Saya sangat jauh sekali, terlebih dibanding dengan teman-teman saya yang lolos kuliah di luar negeri, mendapatkan beberapa beasiswa, mewakili Indonesia di kancah Internasional, itu semua terkadang membuat saya malu. Minder? Sedikit si, terkadang. Tetapi menyerah, semuanya selesai. Saya putuskan tetap bersyukur, dari jutaan anak Indonesia, saya menjadi salah satu anak Indonesia yang beruntung bisa mengenyam pendidikan sampai sekarang di Magister Komunikasi dan Penyiaran Islam di UIN Syarif Hidayatullah Jakarta. Akan tetapi, jangan sampai juga kita baru bisa bersyukur saat melihat orang lain lebih susah dari kita. Sebaiknya kita menjadi generasi yang bersyukur saat orang lain lebih baik, menjadikannya sebagai motivasi. Serta menjadi generasi yang ikut merasakan susah saat orang lain kesusahan. Dengan begitu, kita bisa mulai belajar memimpin diri, memupuk toleransi akan perbedaan pendidikan karena nasib dan pilihan hidup orang lain.

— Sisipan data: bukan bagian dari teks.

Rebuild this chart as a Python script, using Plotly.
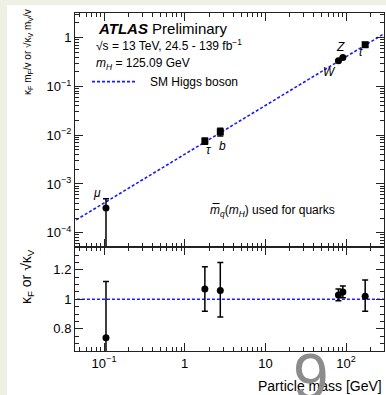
import plotly.graph_objects as go

# ---------------- data ----------------
particles = ["μ", "τ", "b", "W", "Z", "t"]
mass_gev = [0.1057, 1.777, 2.76, 80.4, 91.19, 172.5]
# upper panel: reduced coupling strength  kappa_F*m_F/v  or  sqrt(kappa_V)*m_V/v
reduced = [3.2e-4, 7.6e-3, 0.0117, 0.335, 0.39, 0.715]
reduced_up = [1.8e-4, 1.1e-3, 2.2e-3, 0.014, 0.015, 0.08]
reduced_dn = [3.19e-4, 1.1e-3, 2.1e-3, 0.014, 0.015, 0.07]
# lower panel: kappa_F or sqrt(kappa_V)
kappa = [0.74, 1.07, 1.06, 1.03, 1.05, 1.02]
kappa_up = [0.38, 0.15, 0.19, 0.04, 0.04, 0.11]
kappa_dn = [0.60, 0.15, 0.18, 0.04, 0.04, 0.10]
marker_sym = ["circle", "square", "square", "circle", "circle", "square"]
vev = 246.0
sm_mass = [0.04, 320.0]
sm_line = [m / vev for m in sm_mass]

# label positions (log10 x, log10 y) for particle names
lab_x = [-1.09, 0.30, 0.47, 1.80, 1.93, 2.19]
lab_y = [-3.19, -2.30, -2.23, -0.70, -0.19, -0.30]

x_major = [0.1, 1, 10, 100]
x_major_txt = ["10<sup>−1</sup>", "1", "10", "10<sup>2</sup>"]
y_major = [1e-4, 1e-3, 1e-2, 1e-1, 1]
y_major_txt = ["10<sup>−4</sup>", "10<sup>−3</sup>", "10<sup>−2</sup>", "10<sup>−1</sup>", "1"]
minor_log = [k * 10.0 ** e for e in range(-5, 3) for k in range(2, 10)]

BLUE = "#1a1aff"
FONT = "Liberation Sans"

fig = go.Figure()

fig.add_trace(go.Scatter(x=sm_mass, y=sm_line, mode="lines", xaxis="x", yaxis="y",
                         line=dict(color=BLUE, width=1.6, dash="3px,2px"), showlegend=False,
                         hoverinfo="skip"))
fig.add_trace(go.Scatter(x=sm_mass, y=[1, 1], mode="lines", xaxis="x2", yaxis="y2",
                         line=dict(color=BLUE, width=1.6, dash="3px,2px"), showlegend=False,
                         hoverinfo="skip"))

fig.add_trace(go.Scatter(
    x=mass_gev, y=reduced, mode="markers", xaxis="x", yaxis="y",
    marker=dict(color="black", size=7, symbol=marker_sym),
    error_y=dict(type="data", symmetric=False, array=reduced_up, arrayminus=reduced_dn,
                 color="black", thickness=1.5, width=3),
    showlegend=False))

fig.add_trace(go.Scatter(
    x=mass_gev, y=kappa, mode="markers", xaxis="x2", yaxis="y2",
    marker=dict(color="black", size=7, symbol="circle"),
    error_y=dict(type="data", symmetric=False, array=kappa_up, arrayminus=kappa_dn,
                 color="black", thickness=1.5, width=3),
    showlegend=False))

axis_common = dict(
    showline=True, linecolor="#222", linewidth=1, mirror="allticks",
    ticks="inside", ticklen=8, tickcolor="#222", tickwidth=1,
    showgrid=False, zeroline=False,
    tickfont=dict(family=FONT, size=13, color="black"),
)

xr = [-1.36, 2.47]
fig.update_layout(
    width=379, height=390,
    margin=dict(l=68, r=2, t=8, b=44),
    paper_bgcolor="white", plot_bgcolor="white",
    font=dict(family=FONT, color="black"),
    xaxis=dict(type="log", range=xr, domain=[0, 1], anchor="y",
               tickmode="array", tickvals=x_major, showticklabels=False,
               minor=dict(ticks="inside", ticklen=4, tickcolor="#222",
                          tickmode="array", tickvals=minor_log),
               **axis_common),
    yaxis=dict(type="log", range=[-4.29, 0.505], domain=[0.308, 1], anchor="x",
               tickmode="array", tickvals=y_major, ticktext=y_major_txt,
               minor=dict(ticks="inside", ticklen=4, tickcolor="#222",
                          tickmode="array", tickvals=minor_log),
               **axis_common),
    xaxis2=dict(type="log", range=xr, domain=[0, 1], anchor="y2",
                tickmode="array", tickvals=x_major, ticktext=x_major_txt,
                minor=dict(ticks="inside", ticklen=4, tickcolor="#222",
                           tickmode="array", tickvals=minor_log),
                **axis_common),
    yaxis2=dict(range=[0.65, 1.355], domain=[0, 0.308], anchor="x2",
                tickmode="array", tickvals=[0.8, 1.0, 1.2], ticktext=["0.8", "1", "1.2"],
                minor=dict(ticks="inside", ticklen=4, tickcolor="#222", dtick=0.05),
                **axis_common),
)

ann = []
for name, lx, ly in zip(particles, lab_x, lab_y):
    ann.append(dict(x=lx, y=ly, xref="x", yref="y", text=f"<i>{name}</i>", showarrow=False,
                    font=dict(family=FONT, size=12, color="black")))

ann += [
    dict(x=0.068, y=0.953, xref="paper", yref="paper", xanchor="left", yanchor="middle",
         text="<b><i>ATLAS</i></b> Preliminary", showarrow=False,
         font=dict(family=FONT, size=15)),
    dict(x=0.062, y=0.906, xref="paper", yref="paper", xanchor="left", yanchor="middle",
         text="√s = 13 TeV, 24.5 - 139 fb<sup>−1</sup>", showarrow=False,
         font=dict(family=FONT, size=12)),
    dict(x=0.062, y=0.849, xref="paper", yref="paper", xanchor="left", yanchor="middle",
         text="<i>m<sub>H</sub></i> = 125.09 GeV", showarrow=False,
         font=dict(family=FONT, size=12)),
    dict(x=0.235, y=0.797, xref="paper", yref="paper", xanchor="left", yanchor="middle",
         text="SM Higgs boson", showarrow=False, font=dict(family=FONT, size=12)),
    dict(x=0.43, y=0.413, xref="paper", yref="paper", xanchor="left", yanchor="middle",
         text="<i>m̅<sub>q</sub></i>(<i>m<sub>H</sub></i>) used for quarks", showarrow=False,
         font=dict(family=FONT, size=12)),
    dict(x=1.0, y=-0.105, xref="paper", yref="paper", xanchor="right", yanchor="middle",
         text="Particle mass [GeV]", showarrow=False, font=dict(family=FONT, size=14)),
    dict(x=-0.152, y=0.885, xref="paper", yref="paper", xanchor="center", yanchor="middle",
         text="κ<sub>F</sub> m<sub>F</sub>/v or √κ<sub>V</sub> m<sub>V</sub>/v", textangle=-90,
         showarrow=False, font=dict(family=FONT, size=10)),
    dict(x=-0.155, y=0.219, xref="paper", yref="paper", xanchor="center", yanchor="middle",
         text="κ<sub>F</sub> or √κ<sub>V</sub>", textangle=-90,
         showarrow=False, font=dict(family=FONT, size=14)),
    dict(x=0.764, y=-0.19, xref="paper", yref="paper", xanchor="center", yanchor="bottom",
         text="9", showarrow=False, font=dict(family=FONT, size=64, color="#8c8c8c")),
]
fig.update_layout(annotations=ann)

fig.add_shape(type="line", xref="paper", yref="paper", x0=0.055, x1=0.195, y0=0.797, y1=0.797,
              line=dict(color=BLUE, width=1.6, dash="3px,2px"))

# page: beige strip on the left/top as in the reference
post = ("document.body.style.margin='5px 0 0 7px';"
        "document.body.style.background='#eef0e4';"
        "document.body.style.overflow='hidden';")
fig.write_html("out.html", post_script=post)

Menurut saya, kuliah S2 itu hanya bisa dilakukan oleh dua jenis orang. Pertama, orang kaya, dan yang kedua adalah orang nekat, dan saya termasuk yang kedua. Ya, nekat. Sekalipun nekat tetap harus dengan perhitungan, perkiraan, rencana, dan plan-plan lain agar belajar di bangku magister tidak berhenti. Kebetulan, saya adalah orang yang optimis, meskipun sesekali pesimis, tapi saya ingat orang tua saya, adik-adik saya, nenek kakek saya yang harus bekerja di masa tuanya, saya kira itu tidak benar. Dan saya harus mengubah nasib dengan harapan-harapan baru.
Kendala VS Tantangan
Saya lahir dan besar di desa Bawang, Kabupaten Batang, salah satu kawasan yang menjadi distribusi sayur mayur di wilayah Jawa Tengah. Di daerah saya, mengenyam gelar sarjana adalah suatu kemewahan tersendiri melihat sebagian besar penduduk rata-rata setingkat SMA. Bahkan, masih ada masyarakat yang hanya mengenyam sampai SD. Sebagai anak yang terlahir dari keluarga pra-sejahtera, pencapaian ini tentu sangatlah besar, meski pun saya hanya lulus Sarjana di Universitas Swasta sebelumnya. Akan tetapi usaha yang lumayan menguras keringat tentunya menjadi tantangan tersendiri, terlebih sebelumnya saya belum pernah menerima beasiswa selama kuliah, ditambah mahalnya kampus swasta. Sehingga saya harus melakukan banyak hal untuk tambahan biaya kuliah. Selain dari orang tuam tentunya saya harus menambahkan sendiri biaya-biaya lainnya, dengan mengikuti lomba-lomba, membuat karya tulis, mengikuti PKM, ikut seminar gratis untuk mendapatkan ilmu dan makan siang, ikut penelitian dosen, dsb.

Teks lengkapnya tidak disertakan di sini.